We who were Jeff’s friends at Amherst remembered his irreverent, sometimes caustic wit. He may have worn the mask of a cynic, but at heart, he was a meliorist—believing (with an earnestness that might have surprised those who knew him only superficially) in the possibility of human betterment. Much of his life was spent in service to others: summers tutoring youngsters with Upward Bound, a stint with Model Cities, VISTA duty as an advocate for the poor, a mission to Costa Rica on behalf of the Park Street Church. He labored diligently to effect aesthetic as well as social improvement. In New Orleans, he created a neighborhood landscape project, the Treme Horticultural Society, many of whose plantings were cultivated in his own greenhouse. His efforts renovating and restoring historic buildings testified to his passion for beautification, as well as his affection for the past.
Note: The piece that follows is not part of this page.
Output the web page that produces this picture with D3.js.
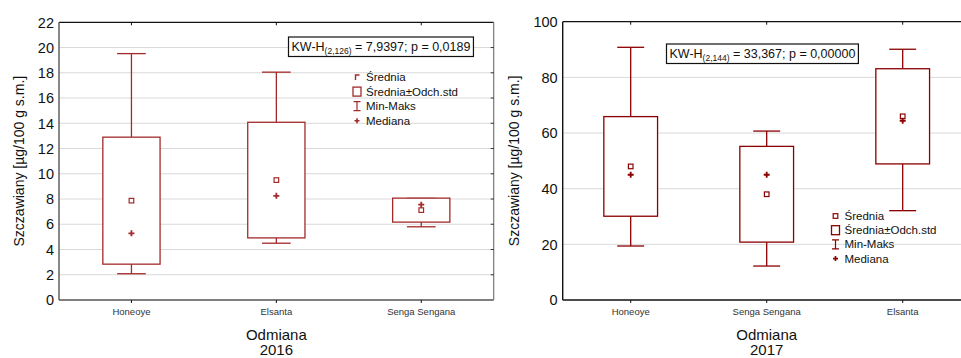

Amherst also represented a tie with the past. His father, Joseph DePasqua, graduated in the Class of 1932, and Jeff once remarked that his given name was a tribute to the Fairest College. Shortly after Jeff’s death, his dad wrote me a note in which he indicated that he had hoped someday the two of them could attend an Amherst reunion together.
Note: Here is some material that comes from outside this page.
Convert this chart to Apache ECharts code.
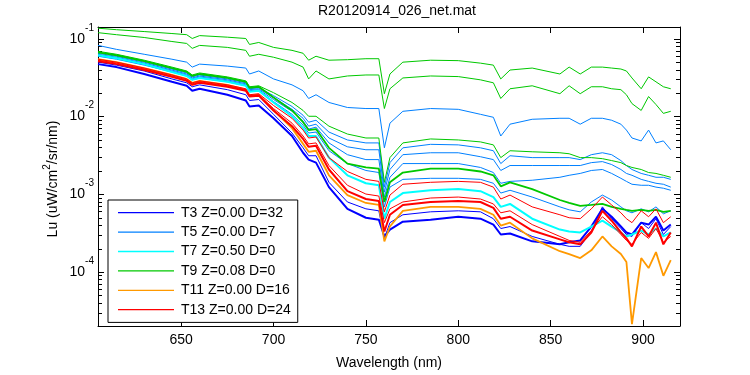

I don’t believe Jeff ever did attend a reunion. Like many of us, he seems to have put a certain distance between Amherst and himself in the years since graduation. I know that he never felt quite at home with the constraints of the core curriculum, and he found his vocation not so much at Amherst but by structuring his own program of art and design classes at the neighboring colleges—a course of action that was rather audacious at the time.

Jeff was my freshman roommate, and I thought about him last fall when I returned to Amherst after a very long absence to watch my own son embark on his freshman adventure. I remembered the day I first met the DePasquas, father and son, as they performed the same rite of passage some three decades earlier. The campus I rediscovered on this brief sentimental journey seemed to have evolved into a far more diversified and open-minded environment then it was in our day, while maintaining the vibrant spirit and the intimacy that made it unique. I hope that at some point, Jeff, too, had a chance to observe that metamorphosis in our alma mater. I think it is something he would have endorsed, for it mirrors the skillful blending of preservation and enhancement to which he devoted his productive, if tragically abbreviated, life.